GIVEN DATA:
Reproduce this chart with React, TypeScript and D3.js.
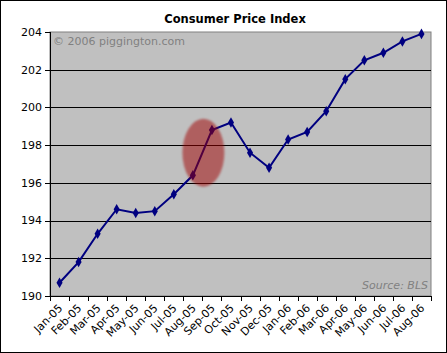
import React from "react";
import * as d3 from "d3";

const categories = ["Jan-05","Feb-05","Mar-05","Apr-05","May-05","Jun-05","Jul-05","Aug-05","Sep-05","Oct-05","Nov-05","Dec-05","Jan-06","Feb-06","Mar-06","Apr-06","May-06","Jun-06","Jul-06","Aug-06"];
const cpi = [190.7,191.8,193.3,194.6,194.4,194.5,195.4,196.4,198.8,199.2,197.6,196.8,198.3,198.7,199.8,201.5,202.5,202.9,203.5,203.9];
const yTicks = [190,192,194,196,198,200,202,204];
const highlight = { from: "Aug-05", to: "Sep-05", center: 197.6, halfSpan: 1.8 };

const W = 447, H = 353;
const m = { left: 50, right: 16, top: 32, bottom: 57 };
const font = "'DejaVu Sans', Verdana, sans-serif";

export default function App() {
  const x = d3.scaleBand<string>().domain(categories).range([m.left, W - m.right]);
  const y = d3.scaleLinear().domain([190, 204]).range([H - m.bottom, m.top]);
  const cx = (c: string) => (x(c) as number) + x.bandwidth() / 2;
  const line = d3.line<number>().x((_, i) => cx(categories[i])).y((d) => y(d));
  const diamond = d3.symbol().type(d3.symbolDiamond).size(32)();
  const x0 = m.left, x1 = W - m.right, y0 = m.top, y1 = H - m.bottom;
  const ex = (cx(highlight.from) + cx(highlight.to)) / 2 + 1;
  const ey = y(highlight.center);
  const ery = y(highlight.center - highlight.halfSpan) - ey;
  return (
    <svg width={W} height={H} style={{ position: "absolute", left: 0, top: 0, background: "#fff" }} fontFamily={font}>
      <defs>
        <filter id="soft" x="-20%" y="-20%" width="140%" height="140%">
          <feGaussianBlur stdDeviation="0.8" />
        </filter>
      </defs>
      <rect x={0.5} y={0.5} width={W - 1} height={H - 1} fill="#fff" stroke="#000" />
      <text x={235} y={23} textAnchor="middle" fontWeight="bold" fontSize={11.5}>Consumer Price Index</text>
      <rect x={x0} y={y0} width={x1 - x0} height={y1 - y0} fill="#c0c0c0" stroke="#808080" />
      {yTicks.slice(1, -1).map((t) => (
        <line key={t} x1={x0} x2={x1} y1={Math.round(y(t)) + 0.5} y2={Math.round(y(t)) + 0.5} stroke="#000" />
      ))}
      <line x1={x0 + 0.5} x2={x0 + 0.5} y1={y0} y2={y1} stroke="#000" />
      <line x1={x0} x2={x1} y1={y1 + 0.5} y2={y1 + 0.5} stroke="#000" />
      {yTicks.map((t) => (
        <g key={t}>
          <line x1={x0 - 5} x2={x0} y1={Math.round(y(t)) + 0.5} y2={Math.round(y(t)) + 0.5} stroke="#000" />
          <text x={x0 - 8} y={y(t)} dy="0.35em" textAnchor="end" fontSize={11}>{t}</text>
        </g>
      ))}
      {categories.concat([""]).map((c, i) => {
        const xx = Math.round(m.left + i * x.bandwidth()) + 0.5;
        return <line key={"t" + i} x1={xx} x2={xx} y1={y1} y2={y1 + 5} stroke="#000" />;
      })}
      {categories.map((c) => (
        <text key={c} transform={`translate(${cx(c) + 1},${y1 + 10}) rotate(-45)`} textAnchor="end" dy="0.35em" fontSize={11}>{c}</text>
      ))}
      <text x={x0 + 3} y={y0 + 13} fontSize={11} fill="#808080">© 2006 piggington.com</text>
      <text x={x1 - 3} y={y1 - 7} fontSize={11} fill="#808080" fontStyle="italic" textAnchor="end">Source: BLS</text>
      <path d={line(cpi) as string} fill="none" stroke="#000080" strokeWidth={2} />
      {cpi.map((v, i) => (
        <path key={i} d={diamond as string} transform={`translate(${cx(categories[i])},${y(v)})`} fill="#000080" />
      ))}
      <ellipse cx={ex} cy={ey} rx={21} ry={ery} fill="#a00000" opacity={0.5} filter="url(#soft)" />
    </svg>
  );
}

TASK TO CARRY OUT: Without the pictures, output the full listing exactly as it stands.

PROBLEM SOLUTION:
Reproduce this chart with React, TypeScript and D3.js.
import React from "react";
import * as d3 from "d3";

const categories = ["Jan-05","Feb-05","Mar-05","Apr-05","May-05","Jun-05","Jul-05","Aug-05","Sep-05","Oct-05","Nov-05","Dec-05","Jan-06","Feb-06","Mar-06","Apr-06","May-06","Jun-06","Jul-06","Aug-06"];
const cpi = [190.7,191.8,193.3,194.6,194.4,194.5,195.4,196.4,198.8,199.2,197.6,196.8,198.3,198.7,199.8,201.5,202.5,202.9,203.5,203.9];
const yTicks = [190,192,194,196,198,200,202,204];
const highlight = { from: "Aug-05", to: "Sep-05", center: 197.6, halfSpan: 1.8 };

const W = 447, H = 353;
const m = { left: 50, right: 16, top: 32, bottom: 57 };
const font = "'DejaVu Sans', Verdana, sans-serif";

export default function App() {
  const x = d3.scaleBand<string>().domain(categories).range([m.left, W - m.right]);
  const y = d3.scaleLinear().domain([190, 204]).range([H - m.bottom, m.top]);
  const cx = (c: string) => (x(c) as number) + x.bandwidth() / 2;
  const line = d3.line<number>().x((_, i) => cx(categories[i])).y((d) => y(d));
  const diamond = d3.symbol().type(d3.symbolDiamond).size(32)();
  const x0 = m.left, x1 = W - m.right, y0 = m.top, y1 = H - m.bottom;
  const ex = (cx(highlight.from) + cx(highlight.to)) / 2 + 1;
  const ey = y(highlight.center);
  const ery = y(highlight.center - highlight.halfSpan) - ey;
  return (
    <svg width={W} height={H} style={{ position: "absolute", left: 0, top: 0, background: "#fff" }} fontFamily={font}>
      <defs>
        <filter id="soft" x="-20%" y="-20%" width="140%" height="140%">
          <feGaussianBlur stdDeviation="0.8" />
        </filter>
      </defs>
      <rect x={0.5} y={0.5} width={W - 1} height={H - 1} fill="#fff" stroke="#000" />
      <text x={235} y={23} textAnchor="middle" fontWeight="bold" fontSize={11.5}>Consumer Price Index</text>
      <rect x={x0} y={y0} width={x1 - x0} height={y1 - y0} fill="#c0c0c0" stroke="#808080" />
      {yTicks.slice(1, -1).map((t) => (
        <line key={t} x1={x0} x2={x1} y1={Math.round(y(t)) + 0.5} y2={Math.round(y(t)) + 0.5} stroke="#000" />
      ))}
      <line x1={x0 + 0.5} x2={x0 + 0.5} y1={y0} y2={y1} stroke="#000" />
      <line x1={x0} x2={x1} y1={y1 + 0.5} y2={y1 + 0.5} stroke="#000" />
      {yTicks.map((t) => (
        <g key={t}>
          <line x1={x0 - 5} x2={x0} y1={Math.round(y(t)) + 0.5} y2={Math.round(y(t)) + 0.5} stroke="#000" />
          <text x={x0 - 8} y={y(t)} dy="0.35em" textAnchor="end" fontSize={11}>{t}</text>
        </g>
      ))}
      {categories.concat([""]).map((c, i) => {
        const xx = Math.round(m.left + i * x.bandwidth()) + 0.5;
        return <line key={"t" + i} x1={xx} x2={xx} y1={y1} y2={y1 + 5} stroke="#000" />;
      })}
      {categories.map((c) => (
        <text key={c} transform={`translate(${cx(c) + 1},${y1 + 10}) rotate(-45)`} textAnchor="end" dy="0.35em" fontSize={11}>{c}</text>
      ))}
      <text x={x0 + 3} y={y0 + 13} fontSize={11} fill="#808080">© 2006 piggington.com</text>
      <text x={x1 - 3} y={y1 - 7} fontSize={11} fill="#808080" fontStyle="italic" textAnchor="end">Source: BLS</text>
      <path d={line(cpi) as string} fill="none" stroke="#000080" strokeWidth={2} />
      {cpi.map((v, i) => (
        <path key={i} d={diamond as string} transform={`translate(${cx(categories[i])},${y(v)})`} fill="#000080" />
      ))}
      <ellipse cx={ex} cy={ey} rx={21} ry={ery} fill="#a00000" opacity={0.5} filter="url(#soft)" />
    </svg>
  );
}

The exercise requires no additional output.